In the summer of 1998, I was in the process of recording my first record album.
I was signed to ‘Amato Disco’ and had to travel down to London for recording sessions. Meanwhile, my partner was becoming frustrated with living in rural Herefordhsire, so I suggested she take ‘time out’ and join a friend who was about to explore Canada after finishing University.
Contact was extremely difficult due to the vast distance between us, there were no mobile phones and no permanent address. After a couple of weeks I really missed her company and asked if I could join them, I’d probably not been the best boyfriend leading up to that time and was completely engrossed in my music so I considered myself lucky when the answer eventually came back “Yes”.
I managed to quickly scrape together the cash, and within a week, the tickets were bought, passport renewed and backpack borrowed from my brother.
Hawkwind & The Wrong Backpack
On the flight across, members of legendary space-rock band ‘Hawkwind’ were on the flight, and their groupies were getting drunk. We chatted about how I’d seen their tape reels when working at Rockfield Studios, and I handed them a demo tape of a friend’s band.
We touched down in Toronto and I helped an elderly lady with her luggage off the carousel, spotting my bag I heaved it onto my back and set off. The coach soon departed for the city centre, I was greeted with cross town traffic, bumper to bumper.
The wide busy lanes reached out to the impressive hazy skyscraper horizon. I alighted at the busy downtown district and, racing through busy streets of suited office workers, with my heavy backpack on, beads of sweat dripped from my forehead. Would I make the last train to Montreal to meet my partner? She was keen to move on and I had no ‘plan B’ if we didn’t meet.
I missed the last train.. and the last bus. I resigned myself to catching the midnight coach and left a message with my partner’s youth hostel to inform her of the delay.
At the ticket office, I reached into the backpack to retrieve my wallet, but in its place there was a beige bikini top? It was an identical bag but with a Maple Leaf sewn on to the front – the thing had been on my back since the Airport..
I had collected someone else’s backpack!
Luckily, I had several hours before my new departure time, enough time to travel back to the terminal and swap it for the right one. As I approached lost property, I was unnerved to see Hawkwind waiting there, thankfully not for the bag I had picked up. The band’s guitars had gone missing.
Montreal
I finally caught my midnight bus, and I awoke to a huge and intense sunrise as we cruised into the Montreal suburbs. I flicked through the radio stations on my Walkman for company, and as daylight broke, the neon signs blurred through the misty windows of the coach.

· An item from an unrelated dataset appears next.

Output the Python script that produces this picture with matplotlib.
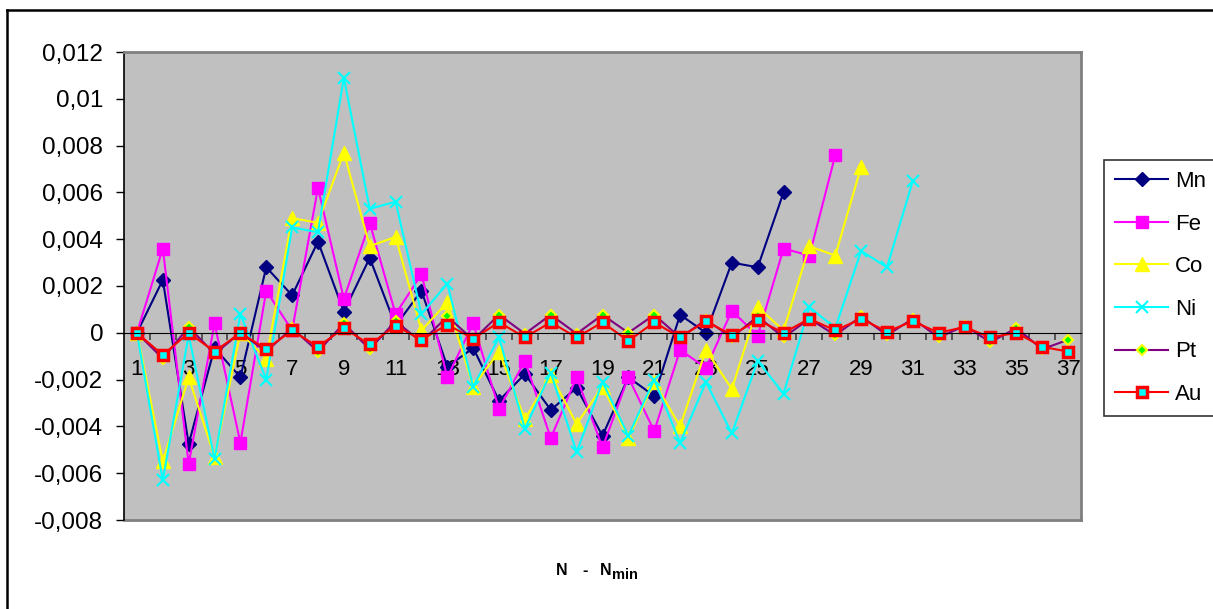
import numpy as np
import matplotlib
matplotlib.use("Agg")
import matplotlib.pyplot as plt
from matplotlib.lines import Line2D

# deviations vs N - Nmin
mn = [0, 0.00226, -0.00475, -0.00065, -0.0019, 0.0028, 0.0016, 0.0039, 0.0009, 0.0032,
      0.0003, 0.0018, -0.00145, -0.00065, -0.0029, -0.00176, -0.0033, -0.00235, -0.0044,
      -0.0019, -0.0027, 0.00077, 0.0, 0.003, 0.0028, 0.006]
fe = [0, 0.0036, -0.0056, 0.0004, -0.0047, 0.0018, 0.0001, 0.0062, 0.00145, 0.0047,
      0.0008, 0.0025, -0.0019, 0.0004, -0.00325, -0.0012, -0.0045, -0.0019, -0.0049,
      -0.0019, -0.0042, -0.00073, -0.0015, 0.00094, -0.00013, 0.0036, 0.0033, 0.0076]
co = [0, -0.0055, -0.0019, -0.0053, 0.0, -0.0011, 0.0049, 0.0047, 0.0077, 0.0037,
      0.0041, 0.0001, 0.0013, -0.0023, -0.0008, -0.0037, -0.0018, -0.0039, -0.0023,
      -0.0045, -0.0021, -0.004, -0.00073, -0.0024, 0.0011, 0.0001, 0.0037, 0.0033, 0.0071]
ni = [0, -0.0063, -0.0001, -0.0054, 0.0008, -0.002, 0.0045, 0.0043, 0.0109, 0.0053,
      0.0056, 0.0008, 0.0021, -0.0023, -0.0002, -0.0041, -0.0017, -0.0051, -0.0021,
      -0.0044, -0.002, -0.0047, -0.0021, -0.0043, -0.0012, -0.0026, 0.0011, 0.0002,
      0.0035, 0.0028, 0.0065]
pt = [0, -0.0011, 0.00025, -0.0009, 0.0, -0.0008, 0.0002, -0.0008, 0.0004, -0.0007,
      0.0005, -0.0004, 0.0007, -0.0003, 0.00077, -0.00004, 0.00077, -0.00004, 0.00077,
      0.0, 0.00077, -0.0002, 0.00055, -0.0002, 0.0007, -0.0002, 0.0006, -0.0001, 0.0007,
      -0.0001, 0.0006, -0.0002, 0.0003, -0.0004, 0.0002, -0.0007, -0.0003]
au = [0, -0.00095, 0.0, -0.0008, 0.0, -0.0007, 0.0001, -0.0006, 0.0002, -0.0005,
      0.0003, -0.0003, 0.00035, -0.00025, 0.00045, -0.0002, 0.00045, -0.0002, 0.00045,
      -0.00035, 0.00045, -0.0002, 0.0005, -0.0001, 0.00055, 0.0, 0.0006, 0.0001, 0.0006,
      0.00005, 0.0005, 0.0, 0.00025, -0.0002, 0.0, -0.0006, -0.0008]

yticks = [-0.008, -0.006, -0.004, -0.002, 0, 0.002, 0.004, 0.006, 0.008, 0.01, 0.012]
ytick_labels = ["-0,008", "-0,006", "-0,004", "-0,002", "0", "0,002", "0,004",
                "0,006", "0,008", "0,01", "0,012"]

plt.rcParams['font.family'] = ['Liberation Sans', 'DejaVu Sans']

W, H = 1213, 609
fig = plt.figure(figsize=(W / 100, H / 100), dpi=100)
ax = fig.add_axes([124 / W, 1 - 520 / H, (1081 - 124) / W, (520 - 52) / H])
ax.set_facecolor('#C0C0C0')

def xs(vals):
    return np.arange(1, len(vals) + 1)

ax.plot(xs(mn), mn, color='#000080', lw=1.5, marker='D', ms=7, label='Mn')
ax.plot(xs(fe), fe, color='#FF00FF', lw=1.5, marker='s', ms=8, label='Fe')
ax.plot(xs(co), co, color='#FFFF00', lw=1.5, marker='^', ms=10, label='Co')
ax.plot(xs(ni), ni, color='#00FFFF', lw=1.5, marker='x', ms=8, mew=1.5, label='Ni')
ax.plot(xs(pt), pt, color='#800080', lw=1.5, marker='D', ms=5.5, mfc='#00FF00',
        mec='#FFFF00', mew=1.5, label='Pt')
ax.plot(xs(au), au, color='#FF0000', lw=1.5, marker='s', ms=6.5, mfc='#00FFFF',
        mec='#FF0000', mew=2.5, label='Au')

ax.set_xlim(0.5, 37.5)
ax.set_ylim(-0.008, 0.012)
ax.set_yticks(yticks)
ax.set_yticklabels(ytick_labels)
ax.tick_params(axis='y', direction='out', length=6, width=1, pad=9, labelsize=17.5)

cats = np.arange(1, 38)
ax.set_xticks(cats[::2])
ax.set_xticklabels([str(c) for c in cats[::2]])
ax.set_xticks(np.arange(1.5, 37.5, 1), minor=True)
ax.tick_params(axis='x', which='major', length=0, pad=19, labelsize=16)
ax.tick_params(axis='x', which='minor', direction='out', length=5, width=1.2,
               color='#404040')

ax.spines['bottom'].set_position(('data', 0))
ax.spines['bottom'].set_color('black')
ax.spines['left'].set_color('black')
ax.spines['left'].set_linewidth(1.2)
for s in ['top', 'right']:
    ax.spines[s].set_color('#808080')
    ax.spines[s].set_linewidth(2)
ax.plot([0, 1], [0, 0], transform=ax.transAxes, color='#808080', lw=2, clip_on=False)

# outer chart border
fig.add_artist(Line2D([7 / W, 1.0], [1 - 10 / H, 1 - 10 / H], color='black', lw=1.8))
fig.add_artist(Line2D([7 / W, 7 / W], [0, 1 - 10 / H], color='black', lw=1.8))

# axis title "N - Nmin" with subscript
base = 1 - 575 / H
fig.text(562 / W, base, 'N', ha='center', va='baseline', fontsize=11.5, fontweight='bold')
fig.text(585.5 / W, base, '-', ha='center', va='baseline', fontsize=11.5, fontweight='bold')
fig.text(605.5 / W, base, 'N', ha='center', va='baseline', fontsize=11.5, fontweight='bold')
fig.text(612 / W, 1 - 579 / H, 'min', ha='left', va='baseline', fontsize=10.5,
         fontweight='bold')

leg = fig.legend(loc='upper left', bbox_to_anchor=(1104 / W, 1 - 160 / H),
                 fontsize=16, frameon=True, fancybox=False, handlelength=2.4,
                 handletextpad=0.3, labelspacing=0.97, borderpad=0.5,
                 borderaxespad=0)
leg.get_frame().set_edgecolor('black')
leg.get_frame().set_linewidth(1.2)

fig.savefig('out.png', dpi=100)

I’d finally made it, but my thoughts were now focused on whether my partner would be waiting at the station.
To my great relief, my partner arrived at the bus station with a large smile, it was such a relief to see her standing there. We then began the short walk back to the youth hostel.
The hostel was a basement of a hotel, and as I descended into the darkness of the male dorm, a smell of sweaty feet and ‘other odours’ overwhelmed me. Bodies lay beneath a stillness of bed sheets in the crisp Canadian heat. My first job was to open a tiny window hidden behind security bars; the morning sunlight, and warm summer air, christened the stale fausty room!
The streets were full of French influenced architecture, it really did feel quite European in the suburb we stayed in. The French speaking people were warm and friendly, they seemed interested in the English music scene.
Heatwave
We toured bars and clubs at night, from dingy rock venues to dodgy hip hop joints, where the local rude-boys carried walking sticks and danced around them.
We visited some funky bars, playing cutting edge house music and drum & bass! Montreal is a diverse musical city. Rockefeller Skank by ‘Fatboy Slim’ had just been released and it could be heard everywhere.
We toured the city by day, sampling crepes and sipping coffee at the foot of skyscrapers, we walked parks and viewed the city from up high. But time was passing, and we decided to head back to Toronto.